Wanderers: Harry Kenny and his coaching staff try to carry on in turbulent circumstances.
Wanderers: Harry Kenny and his coaching staff try to carry on in turbulent circumstances.
Image: Bryan Keane/INPHO

LEAGUE OF IRELAND clubs have few assets. We rent our stadia and training facilities. We’ll own a few laptops and some training equipment. Player contracts are cited as an asset but few will be worth anything. Transfer fee paydays are infrequent.

Our greatest asset where finance is concerned is our credibility, our word.

It’s clichéd but it’s true. Survival through inevitable cashflow issues depends on your staff and creditors’ trust.

The situation in Bray is appalling and despite the wit on display across social media, it’s really not funny. The lack of professionalism and common sense in Bray over recent weeks makes me worry for the future of the club. While it’s important to acknowledge that no player payments have been missed in Bray and that the board are honouring their commitment in that respect, the uncertainty and unrest caused by club officials is scandalous.

I witnessed it at Cork City in the late 2000s as successive officials shared fantasy instead of strategy, took swipes at the public while displaying their sense of entitlement and their paranoia.
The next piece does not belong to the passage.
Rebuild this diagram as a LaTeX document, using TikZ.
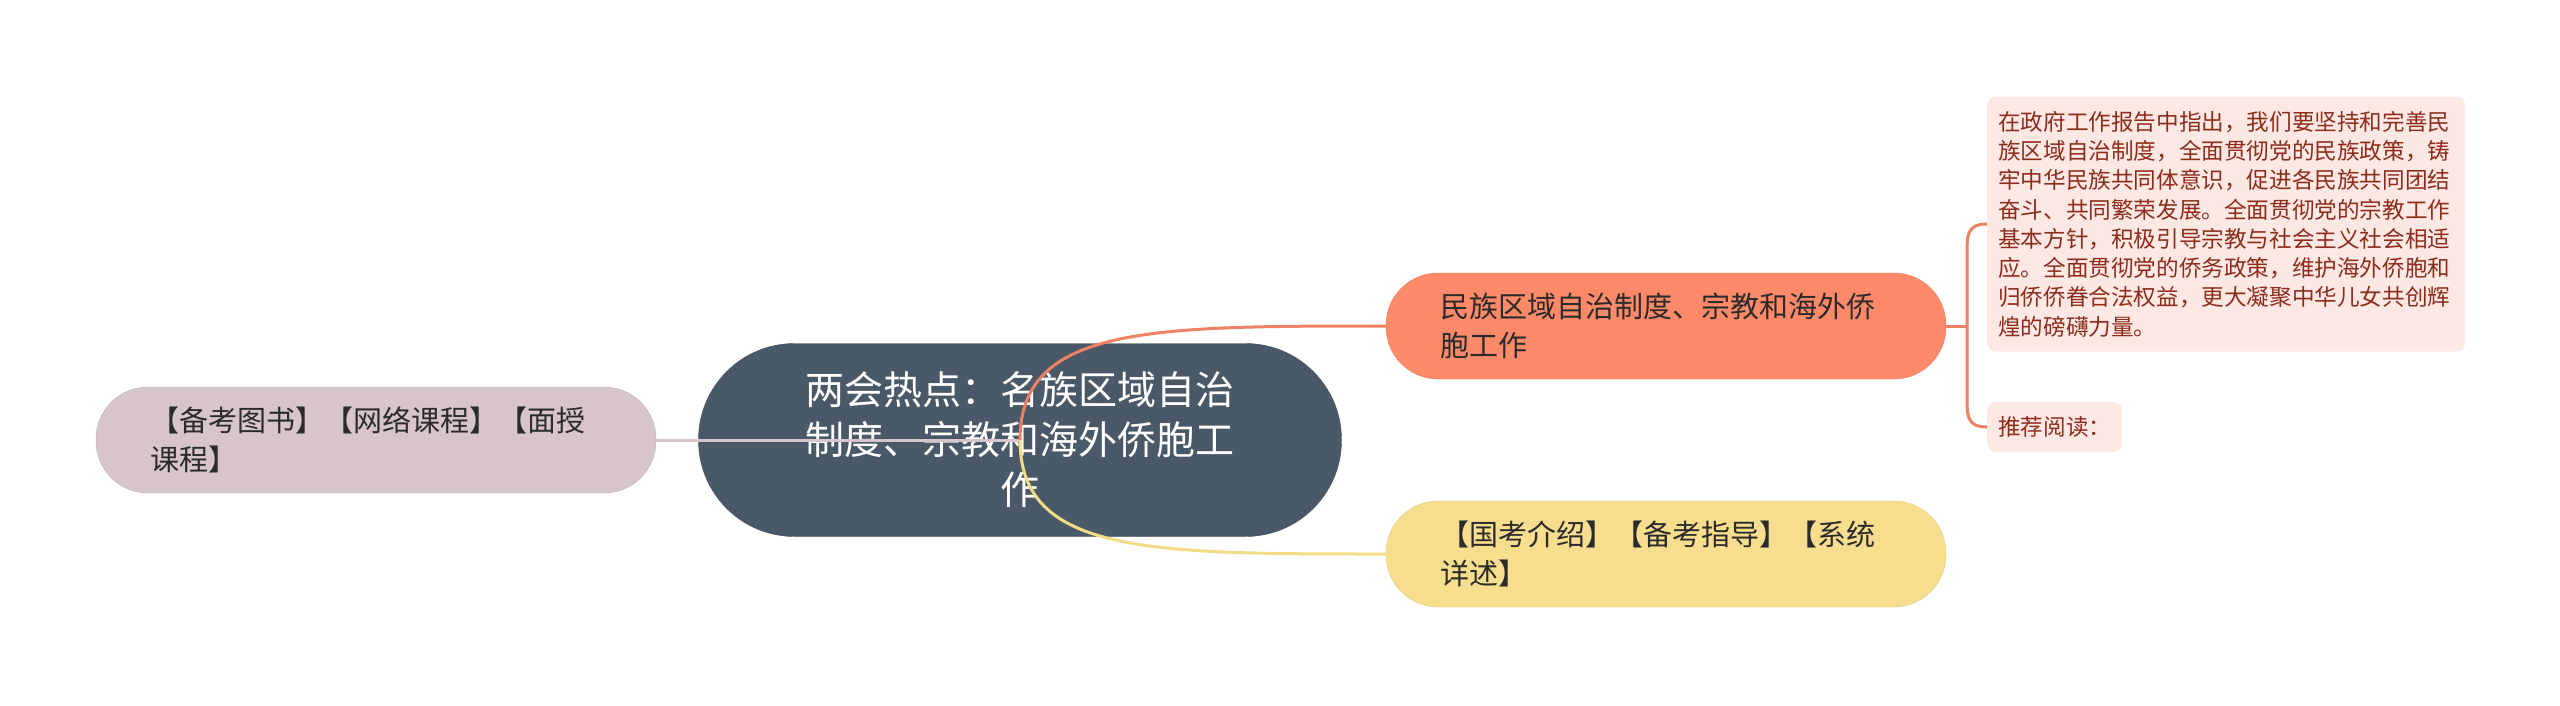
\documentclass[tikz,border=0pt]{standalone}
\usepackage{fontspec}
\newfontfamily\cjk{Noto Sans CJK SC}
\usetikzlibrary{calc}

\definecolor{slate}{HTML}{4A5968}
\definecolor{lilac}{HTML}{D8C4CD}
\definecolor{coral}{HTML}{FF8A69}
\definecolor{corallink}{HTML}{EE8064}
\definecolor{sand}{HTML}{F7DE8F}
\definecolor{sandlink}{HTML}{F3DC86}
\definecolor{leafpink}{HTML}{FDE8E4}
\definecolor{leafred}{HTML}{8E2C1C}
\definecolor{inkgray}{HTML}{2B2B2B}

\begin{document}
\begin{tikzpicture}[x=1pt,y=-1pt,
        topic/.style={rounded corners=96pt,fill=slate,draw=slate!85!black,text=white,minimum height=193pt,
          text width=500pt,inner xsep=71.5pt,align=center,font=\cjk\fontsize{39pt}{50pt}\selectfont},
        branch/.style={rounded corners=52pt,minimum height=106pt,text width=452pt,inner xsep=54pt,inner ysep=0pt,
          align=left,text=inkgray,font=\cjk\fontsize{29pt}{39pt}\selectfont},
        leaf/.style={rounded corners=9pt,fill=leafpink,text=leafred,align=left,inner xsep=11pt,anchor=west,
          font=\cjk\fontsize{22.6pt}{29.3pt}\selectfont},
        link/.style={line width=3pt}]
        \useasboundingbox (0,0) rectangle (2560,705);

        \node[topic] (hot) at (1020,440) {两会热点：名族区域自治\\制度、宗教和海外侨胞工\\作};
        \node[branch,fill=lilac,draw=lilac!90!black] (books) at (376,440) {【备考图书】【网络课程】【面授\\课程】};
        \node[branch,fill=coral,draw=coral!92!black] (minzu) at (1666,326) {民族区域自治制度、宗教和海外侨\\胞工作};
        \node[branch,fill=sand,draw=sand!92!black] (guokao) at (1666,554) {【国考介绍】【备考指导】【系统\\详述】};

        \node[leaf,text width=456pt,minimum height=255pt] (detail) at (1987,224)
          {在政府工作报告中指出，我们要坚持和完善民\\族区域自治制度，全面贯彻党的民族政策，铸\\牢中华民族共同体意识，促进各民族共同团结\\奋斗、共同繁荣发展。全面贯彻党的宗教工作\\基本方针，积极引导宗教与社会主义社会相适\\应。全面贯彻党的侨务政策，维护海外侨胞和\\归侨侨眷合法权益，更大凝聚中华儿女共创辉\\煌的磅礴力量。};
        \node[leaf,minimum height=50pt] (reading) at (1987,427) {推荐阅读：};

        \coordinate (fork) at (1967,326);

        \draw[link,lilac] (hot.center) -- (books.east);
        \draw[link,corallink] (hot.center) .. controls +(0,-114) and +(-236,0) .. (minzu.west);
        \draw[link,sandlink] (hot.center) .. controls +(0,114) and +(-236,0) .. (guokao.west);
        \draw[link,corallink] (minzu.east) -- (fork);
        \draw[link,corallink] (detail.west) .. controls +(-21,0) and +(0,-22) .. ($(fork|-detail.west)+(0,34)$)
          -- ($(fork|-reading.west)+(0,-34)$) .. controls +(0,22) and +(-21,0) .. (reading.west);
      \end{tikzpicture}
\end{document}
Bray’s proclamations are eerily similar to those that have failed elsewhere.

When their five-year plan, hugely praised by the FAI, seemed reliant on the sale of the Carlisle Grounds and relocating the club, eyebrows were raised. People publicly questioned the board’s motivations. Yesterday’s bizarre, North Korea-referencing press release confirms that the basket in which Bray are placing their eggs is the sale and rezoning of a football ground they do not own.

Gerry Mulvey is now chairman, though previous chair Denis O’Connor had publicly highlighted Mulvey’s need to step back and limit funding since April. O’Connor stated Mulvey had pulled out and alternative sources of income were needed to pay wages and to keep the club afloat.

Bray have broken the first rule that clubs break only as a last resort. You can’t mess with player wages. Alongside monies owed to fellow clubs, it’s the only type of debt that can affect your licence, so it’s always a club’s primary worry. Believe me, if a club is in difficulty, players will be looked after first; everyone else can join the queue. Creditors know that too – if players can’t be paid, no-one can be paid. They’ll be outside your office looking for payment. Chairmen have climbed out windows to avoid them.

We listened to O’Connor state that they built a European qualifying standard squad and hoped that the crowds would follow to offset the cost. One minute on Google will show you that 0.51% of the country attends league games, and the population of Wicklow is 142,000 people, so 724 people is a realistic home attendance in the Carlisle Grounds at a base level. You’d need something very special to double it and you need to do it slowly, organically. There are no quick fixes, there are no fast bucks in League of Ireland football.

Bray claimed they were broke, unsettled their players, incurred the wrath of the PFAI and worried their supporters. Soon after, Denis O’Connor told us everything was OK. Players – understandably – wanted confirmation. O’Connor resigned, Mulvey has assumed the role of chairman and he’s already compared Wicklow – his support base - to North Korea.

Bray supporters should be furious. We all should be. Bray’s troubles will put your club under pressure as your creditors will question if any club in this league is sustainable. Credit will be harder to come by, and that has an impact.

Cork City are flying these days, but in the early days of supporters’ ownership we faced a period of seven weeks with a single home game, an unglamorous game against Mervue United on a Thursday night with a 6.30pm kick-off, the fixture moved due to circumstances outside our control. The board sat down the Monday before the game, we expected a tiny crowd, we reviewed our cashflow, we were in short-term trouble. We knew that the following weeks would have us back on track, but the next wage cycle was an issue.

We couldn’t afford for players wages to go unpaid. We had set ourselves up as the antithesis of the previous owner. The memory of the team stranded in Cork as a result of unpaid bills to our bus company was still fresh. We knew that once Dan Murray had to issue his public plea for support, every creditor of the club looked to call in their invoices. After that, few businesses would work with the club without being paid up front. Credibility was gone.

Facing into the Mervue game, we couldn’t afford to lose the players’ trust and we couldn’t afford rumours in public about player wages. A number of the board, none of us wealthy, turned up at Turner’s Cross for the game with our personal savings in our pockets to cover wages just in case the attendance was down. Thankfully, the City fans came out despite the drawbacks. We got back on track and ended up turning a profit by season’s end.

I’ve thought of that night a lot as I’ve watched the farce being played out at Bray Wanderers over recent weeks. Their credibility is gone and it’s their own fault. They should be apologetic and embarrassed, not defiant as their press release suggests. The Emperor has no clothes.